## What to do
Below are entries. Give back exactly the lines from the one containing "Rebuild this chart" through the one containing "import * as", inclusive, without the pictures.

## Rows
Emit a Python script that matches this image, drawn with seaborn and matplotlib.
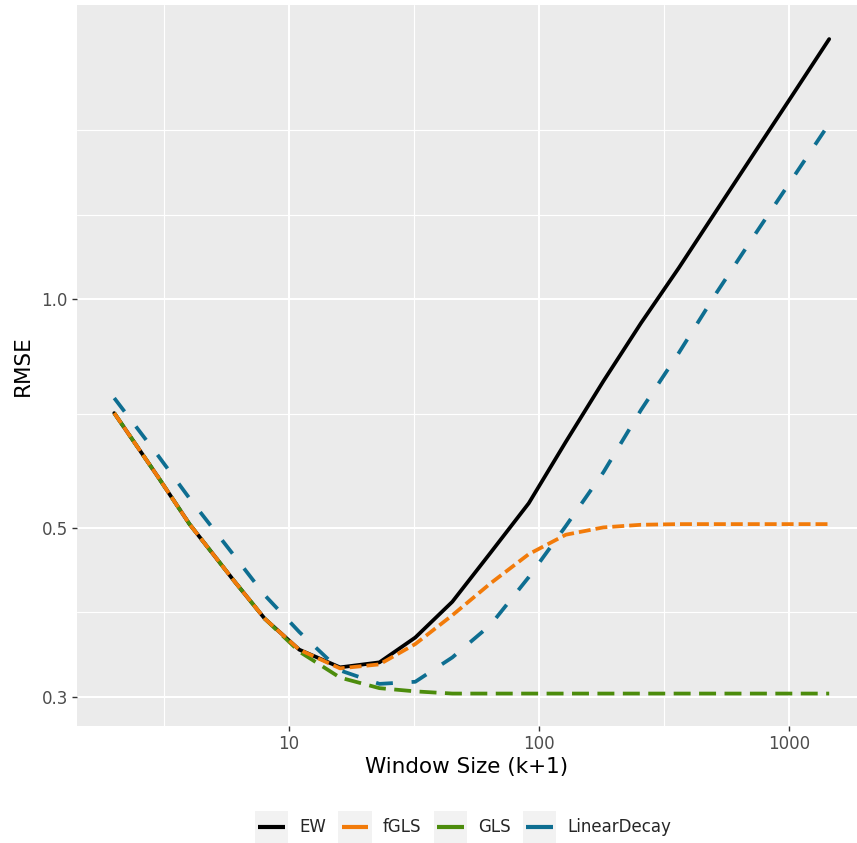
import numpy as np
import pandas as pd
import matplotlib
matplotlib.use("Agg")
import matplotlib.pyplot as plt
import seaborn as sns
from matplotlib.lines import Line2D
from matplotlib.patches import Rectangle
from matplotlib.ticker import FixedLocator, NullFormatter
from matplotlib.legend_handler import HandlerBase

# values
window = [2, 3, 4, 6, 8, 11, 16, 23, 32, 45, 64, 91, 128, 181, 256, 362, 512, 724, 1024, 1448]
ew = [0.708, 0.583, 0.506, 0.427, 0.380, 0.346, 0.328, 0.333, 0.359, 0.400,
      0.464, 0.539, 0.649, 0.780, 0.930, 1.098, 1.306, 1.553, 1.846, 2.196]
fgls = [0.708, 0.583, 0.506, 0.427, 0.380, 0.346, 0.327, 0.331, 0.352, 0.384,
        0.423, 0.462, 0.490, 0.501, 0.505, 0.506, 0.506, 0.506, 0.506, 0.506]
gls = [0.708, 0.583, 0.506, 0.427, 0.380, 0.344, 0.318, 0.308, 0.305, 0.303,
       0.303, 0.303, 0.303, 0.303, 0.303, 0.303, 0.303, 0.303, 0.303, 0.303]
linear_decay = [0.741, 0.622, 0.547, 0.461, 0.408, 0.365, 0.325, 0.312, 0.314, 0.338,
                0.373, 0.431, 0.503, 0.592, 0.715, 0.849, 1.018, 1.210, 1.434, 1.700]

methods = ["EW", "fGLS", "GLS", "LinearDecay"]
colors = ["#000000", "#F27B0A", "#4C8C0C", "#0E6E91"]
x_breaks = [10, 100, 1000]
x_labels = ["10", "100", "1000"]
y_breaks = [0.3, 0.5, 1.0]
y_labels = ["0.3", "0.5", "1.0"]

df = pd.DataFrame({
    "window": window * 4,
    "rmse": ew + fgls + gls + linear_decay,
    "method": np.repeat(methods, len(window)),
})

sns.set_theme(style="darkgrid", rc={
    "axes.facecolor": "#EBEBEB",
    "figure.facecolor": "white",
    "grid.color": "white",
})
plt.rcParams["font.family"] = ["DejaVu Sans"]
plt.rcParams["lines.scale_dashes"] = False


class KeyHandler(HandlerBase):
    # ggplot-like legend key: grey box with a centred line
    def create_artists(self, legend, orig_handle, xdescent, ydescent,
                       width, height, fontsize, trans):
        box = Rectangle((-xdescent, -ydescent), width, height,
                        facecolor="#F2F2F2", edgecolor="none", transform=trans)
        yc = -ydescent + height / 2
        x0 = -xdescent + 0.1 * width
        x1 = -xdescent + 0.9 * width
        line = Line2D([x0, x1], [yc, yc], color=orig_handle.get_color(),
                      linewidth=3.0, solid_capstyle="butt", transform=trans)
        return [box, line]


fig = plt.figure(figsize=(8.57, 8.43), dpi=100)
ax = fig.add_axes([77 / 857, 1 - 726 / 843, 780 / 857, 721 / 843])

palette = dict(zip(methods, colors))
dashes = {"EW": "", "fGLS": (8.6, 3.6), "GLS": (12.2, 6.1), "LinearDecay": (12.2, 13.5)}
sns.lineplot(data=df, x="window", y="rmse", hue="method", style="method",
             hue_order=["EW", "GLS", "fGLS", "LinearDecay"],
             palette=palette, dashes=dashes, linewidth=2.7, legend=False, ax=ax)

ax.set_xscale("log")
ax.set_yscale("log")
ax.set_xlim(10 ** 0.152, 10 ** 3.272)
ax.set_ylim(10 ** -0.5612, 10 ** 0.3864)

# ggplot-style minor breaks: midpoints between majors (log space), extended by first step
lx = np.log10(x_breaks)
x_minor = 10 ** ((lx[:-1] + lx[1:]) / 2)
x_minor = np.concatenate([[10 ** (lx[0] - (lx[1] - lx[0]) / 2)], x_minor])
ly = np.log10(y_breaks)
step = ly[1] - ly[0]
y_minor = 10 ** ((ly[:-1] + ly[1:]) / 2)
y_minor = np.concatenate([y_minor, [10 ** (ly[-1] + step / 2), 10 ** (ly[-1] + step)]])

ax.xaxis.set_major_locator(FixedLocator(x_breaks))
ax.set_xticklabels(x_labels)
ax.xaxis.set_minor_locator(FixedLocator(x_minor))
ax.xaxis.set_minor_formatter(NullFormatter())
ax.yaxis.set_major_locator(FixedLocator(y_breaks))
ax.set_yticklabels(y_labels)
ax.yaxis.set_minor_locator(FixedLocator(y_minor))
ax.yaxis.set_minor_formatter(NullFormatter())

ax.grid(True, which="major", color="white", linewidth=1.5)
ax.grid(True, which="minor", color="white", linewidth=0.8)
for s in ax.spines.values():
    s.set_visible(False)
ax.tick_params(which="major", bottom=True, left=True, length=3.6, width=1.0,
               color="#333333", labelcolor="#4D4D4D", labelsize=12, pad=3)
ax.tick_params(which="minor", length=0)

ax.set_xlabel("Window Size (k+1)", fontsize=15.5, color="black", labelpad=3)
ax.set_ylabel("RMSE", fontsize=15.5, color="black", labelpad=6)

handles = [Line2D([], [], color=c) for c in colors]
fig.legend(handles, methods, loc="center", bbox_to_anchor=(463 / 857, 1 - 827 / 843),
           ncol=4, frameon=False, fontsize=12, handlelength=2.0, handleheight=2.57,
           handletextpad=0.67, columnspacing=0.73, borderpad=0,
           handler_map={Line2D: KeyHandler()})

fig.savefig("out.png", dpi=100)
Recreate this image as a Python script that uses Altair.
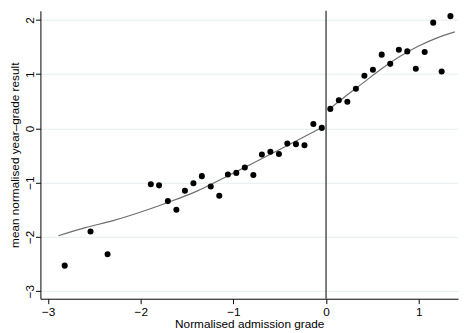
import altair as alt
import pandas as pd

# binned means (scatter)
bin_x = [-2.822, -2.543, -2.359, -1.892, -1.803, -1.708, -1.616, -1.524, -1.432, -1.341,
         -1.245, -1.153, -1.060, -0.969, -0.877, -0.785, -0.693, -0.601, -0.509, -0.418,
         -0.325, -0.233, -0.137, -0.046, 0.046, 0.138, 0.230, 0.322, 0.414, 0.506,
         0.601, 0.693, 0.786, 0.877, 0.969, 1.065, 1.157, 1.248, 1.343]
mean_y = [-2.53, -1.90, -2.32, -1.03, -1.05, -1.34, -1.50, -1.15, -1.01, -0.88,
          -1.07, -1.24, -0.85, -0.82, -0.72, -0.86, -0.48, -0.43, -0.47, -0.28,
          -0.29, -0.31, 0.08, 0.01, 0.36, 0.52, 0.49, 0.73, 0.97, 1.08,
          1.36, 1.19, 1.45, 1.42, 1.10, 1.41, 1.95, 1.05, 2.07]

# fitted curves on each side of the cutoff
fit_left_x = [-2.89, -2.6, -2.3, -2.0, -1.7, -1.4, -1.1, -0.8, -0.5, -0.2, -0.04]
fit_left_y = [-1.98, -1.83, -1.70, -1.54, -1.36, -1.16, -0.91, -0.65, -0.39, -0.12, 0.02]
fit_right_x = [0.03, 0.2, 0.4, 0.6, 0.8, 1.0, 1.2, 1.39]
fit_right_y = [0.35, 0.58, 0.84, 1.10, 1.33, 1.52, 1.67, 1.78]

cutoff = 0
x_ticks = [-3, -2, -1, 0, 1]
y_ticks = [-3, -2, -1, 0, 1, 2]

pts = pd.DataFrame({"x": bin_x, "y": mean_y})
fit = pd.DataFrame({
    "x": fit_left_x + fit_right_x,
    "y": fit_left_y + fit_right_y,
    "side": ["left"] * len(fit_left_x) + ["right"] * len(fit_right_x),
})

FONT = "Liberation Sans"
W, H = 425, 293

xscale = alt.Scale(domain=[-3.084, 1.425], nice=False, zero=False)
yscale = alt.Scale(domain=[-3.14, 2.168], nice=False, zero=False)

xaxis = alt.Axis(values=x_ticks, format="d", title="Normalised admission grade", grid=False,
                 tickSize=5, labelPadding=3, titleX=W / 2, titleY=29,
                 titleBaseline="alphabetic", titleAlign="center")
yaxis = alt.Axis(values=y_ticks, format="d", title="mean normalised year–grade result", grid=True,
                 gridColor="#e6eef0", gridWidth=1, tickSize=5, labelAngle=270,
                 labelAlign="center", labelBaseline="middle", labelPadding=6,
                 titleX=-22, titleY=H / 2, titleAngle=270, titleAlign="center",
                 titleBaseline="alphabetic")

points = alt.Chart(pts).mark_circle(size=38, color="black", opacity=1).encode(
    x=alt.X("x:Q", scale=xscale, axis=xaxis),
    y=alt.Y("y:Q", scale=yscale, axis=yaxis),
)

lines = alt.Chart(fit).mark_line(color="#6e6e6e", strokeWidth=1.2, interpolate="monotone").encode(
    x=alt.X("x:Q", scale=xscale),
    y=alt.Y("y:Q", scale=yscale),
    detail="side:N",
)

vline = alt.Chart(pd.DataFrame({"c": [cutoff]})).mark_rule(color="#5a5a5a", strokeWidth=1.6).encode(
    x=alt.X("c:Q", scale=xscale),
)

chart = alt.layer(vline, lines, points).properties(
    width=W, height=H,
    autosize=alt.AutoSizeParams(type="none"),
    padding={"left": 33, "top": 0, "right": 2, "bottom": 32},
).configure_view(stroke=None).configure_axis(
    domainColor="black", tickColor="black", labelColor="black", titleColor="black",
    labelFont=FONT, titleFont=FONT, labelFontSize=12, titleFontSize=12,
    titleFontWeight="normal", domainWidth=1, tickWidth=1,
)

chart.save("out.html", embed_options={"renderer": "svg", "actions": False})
---
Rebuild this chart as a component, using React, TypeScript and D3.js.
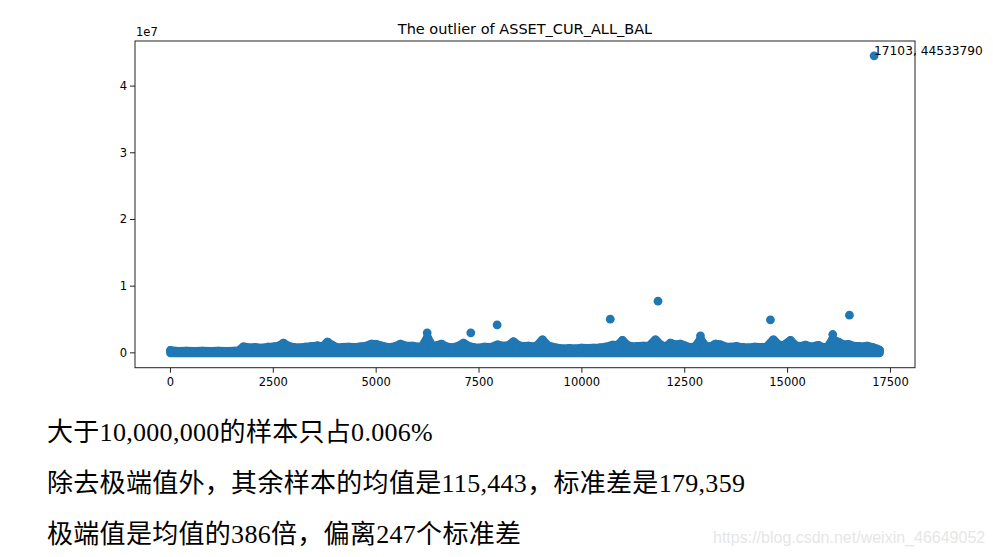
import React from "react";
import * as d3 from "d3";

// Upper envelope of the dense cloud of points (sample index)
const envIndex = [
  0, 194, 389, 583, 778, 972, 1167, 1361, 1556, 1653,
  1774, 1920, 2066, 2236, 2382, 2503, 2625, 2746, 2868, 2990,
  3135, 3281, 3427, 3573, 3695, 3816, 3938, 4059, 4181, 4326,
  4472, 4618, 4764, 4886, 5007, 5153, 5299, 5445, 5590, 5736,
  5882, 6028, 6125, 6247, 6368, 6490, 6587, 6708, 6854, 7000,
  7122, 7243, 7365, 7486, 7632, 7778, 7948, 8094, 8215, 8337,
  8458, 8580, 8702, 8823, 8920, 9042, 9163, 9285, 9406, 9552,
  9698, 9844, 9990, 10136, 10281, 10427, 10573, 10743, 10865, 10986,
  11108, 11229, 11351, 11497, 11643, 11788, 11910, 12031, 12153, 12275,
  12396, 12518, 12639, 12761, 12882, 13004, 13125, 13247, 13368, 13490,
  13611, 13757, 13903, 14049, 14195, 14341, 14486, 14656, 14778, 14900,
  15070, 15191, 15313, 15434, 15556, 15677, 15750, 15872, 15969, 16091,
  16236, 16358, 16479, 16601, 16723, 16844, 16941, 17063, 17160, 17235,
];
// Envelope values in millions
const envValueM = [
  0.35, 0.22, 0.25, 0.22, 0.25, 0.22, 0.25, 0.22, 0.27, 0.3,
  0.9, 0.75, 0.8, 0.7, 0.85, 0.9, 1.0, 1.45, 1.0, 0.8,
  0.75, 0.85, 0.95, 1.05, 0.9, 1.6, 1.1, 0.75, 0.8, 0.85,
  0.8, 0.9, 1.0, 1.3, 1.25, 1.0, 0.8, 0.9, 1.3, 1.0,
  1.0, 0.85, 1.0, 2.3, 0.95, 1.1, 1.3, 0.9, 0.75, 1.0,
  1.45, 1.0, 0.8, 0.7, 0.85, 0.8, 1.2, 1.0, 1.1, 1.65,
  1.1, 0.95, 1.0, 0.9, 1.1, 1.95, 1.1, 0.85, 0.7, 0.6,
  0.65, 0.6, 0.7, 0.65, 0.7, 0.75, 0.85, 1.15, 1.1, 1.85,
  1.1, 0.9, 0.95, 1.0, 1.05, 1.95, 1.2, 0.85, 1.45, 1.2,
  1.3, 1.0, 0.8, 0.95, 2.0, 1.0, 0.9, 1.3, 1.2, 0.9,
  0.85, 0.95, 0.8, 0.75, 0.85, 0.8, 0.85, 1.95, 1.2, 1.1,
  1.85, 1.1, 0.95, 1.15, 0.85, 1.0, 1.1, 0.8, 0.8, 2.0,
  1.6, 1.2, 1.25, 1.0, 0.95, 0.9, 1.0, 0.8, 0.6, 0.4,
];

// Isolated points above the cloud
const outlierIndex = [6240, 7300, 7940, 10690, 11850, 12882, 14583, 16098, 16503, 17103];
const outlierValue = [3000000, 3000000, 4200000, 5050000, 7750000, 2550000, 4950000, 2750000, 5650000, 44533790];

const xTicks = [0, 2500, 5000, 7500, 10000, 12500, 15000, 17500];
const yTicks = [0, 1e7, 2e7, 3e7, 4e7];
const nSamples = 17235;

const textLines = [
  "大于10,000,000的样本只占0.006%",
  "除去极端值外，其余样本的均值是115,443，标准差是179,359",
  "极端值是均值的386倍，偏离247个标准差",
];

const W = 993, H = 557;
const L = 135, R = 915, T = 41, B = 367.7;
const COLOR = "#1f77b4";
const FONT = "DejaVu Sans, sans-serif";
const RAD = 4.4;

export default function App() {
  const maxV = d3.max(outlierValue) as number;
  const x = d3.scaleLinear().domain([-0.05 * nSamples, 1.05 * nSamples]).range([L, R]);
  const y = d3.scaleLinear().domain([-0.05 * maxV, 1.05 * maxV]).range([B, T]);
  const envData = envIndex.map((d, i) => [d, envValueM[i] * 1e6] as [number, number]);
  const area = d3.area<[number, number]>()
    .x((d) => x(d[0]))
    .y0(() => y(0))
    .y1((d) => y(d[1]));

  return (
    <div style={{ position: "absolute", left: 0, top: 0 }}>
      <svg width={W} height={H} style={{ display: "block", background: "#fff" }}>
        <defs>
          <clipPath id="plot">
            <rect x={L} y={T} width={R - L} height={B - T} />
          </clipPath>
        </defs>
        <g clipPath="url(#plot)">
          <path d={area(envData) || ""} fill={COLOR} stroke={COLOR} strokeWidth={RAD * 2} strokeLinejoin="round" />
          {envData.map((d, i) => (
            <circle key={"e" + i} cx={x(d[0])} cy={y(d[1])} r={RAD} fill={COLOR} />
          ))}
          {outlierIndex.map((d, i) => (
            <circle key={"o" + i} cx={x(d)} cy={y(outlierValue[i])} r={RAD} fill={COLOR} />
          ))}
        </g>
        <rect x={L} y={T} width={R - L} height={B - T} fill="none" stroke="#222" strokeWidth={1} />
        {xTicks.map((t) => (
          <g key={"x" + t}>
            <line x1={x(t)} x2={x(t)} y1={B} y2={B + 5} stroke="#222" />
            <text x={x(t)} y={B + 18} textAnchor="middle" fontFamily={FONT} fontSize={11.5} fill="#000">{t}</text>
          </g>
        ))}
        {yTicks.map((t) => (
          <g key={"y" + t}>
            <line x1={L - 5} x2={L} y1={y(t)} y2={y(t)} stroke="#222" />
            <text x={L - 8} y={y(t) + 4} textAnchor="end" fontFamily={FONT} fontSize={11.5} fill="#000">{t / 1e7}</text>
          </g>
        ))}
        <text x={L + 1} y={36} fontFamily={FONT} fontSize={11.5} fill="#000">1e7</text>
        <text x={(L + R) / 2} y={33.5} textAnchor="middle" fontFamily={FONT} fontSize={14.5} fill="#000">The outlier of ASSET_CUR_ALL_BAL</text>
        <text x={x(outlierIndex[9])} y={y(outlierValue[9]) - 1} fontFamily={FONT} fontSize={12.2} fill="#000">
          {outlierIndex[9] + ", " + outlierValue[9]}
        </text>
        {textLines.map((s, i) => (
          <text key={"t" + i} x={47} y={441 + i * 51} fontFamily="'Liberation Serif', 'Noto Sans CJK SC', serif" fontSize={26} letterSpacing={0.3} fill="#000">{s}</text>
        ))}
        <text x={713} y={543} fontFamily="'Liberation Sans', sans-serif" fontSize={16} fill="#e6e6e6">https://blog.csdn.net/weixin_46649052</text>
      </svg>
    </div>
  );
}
==
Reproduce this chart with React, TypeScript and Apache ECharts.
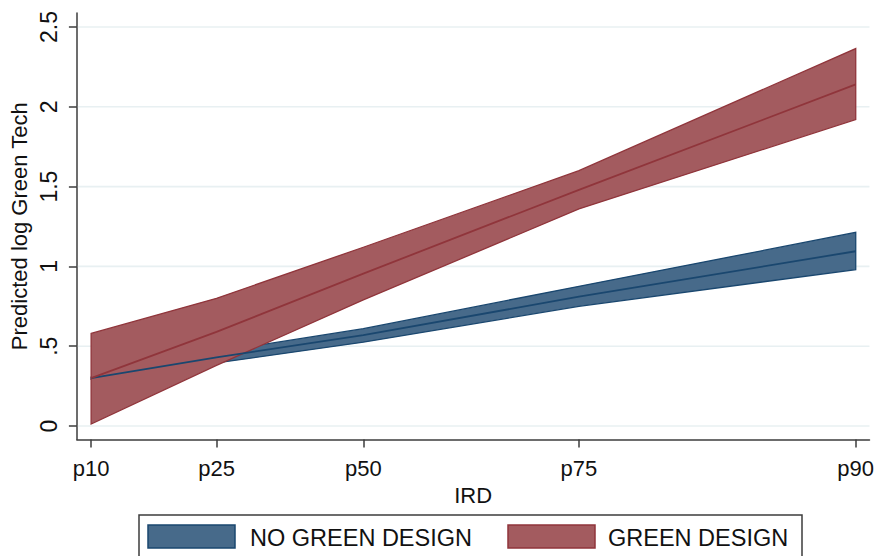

## Written reply
Rebuild this chart as a component, using React, TypeScript and D3.js.
import React from "react";
import * as d3 from "d3";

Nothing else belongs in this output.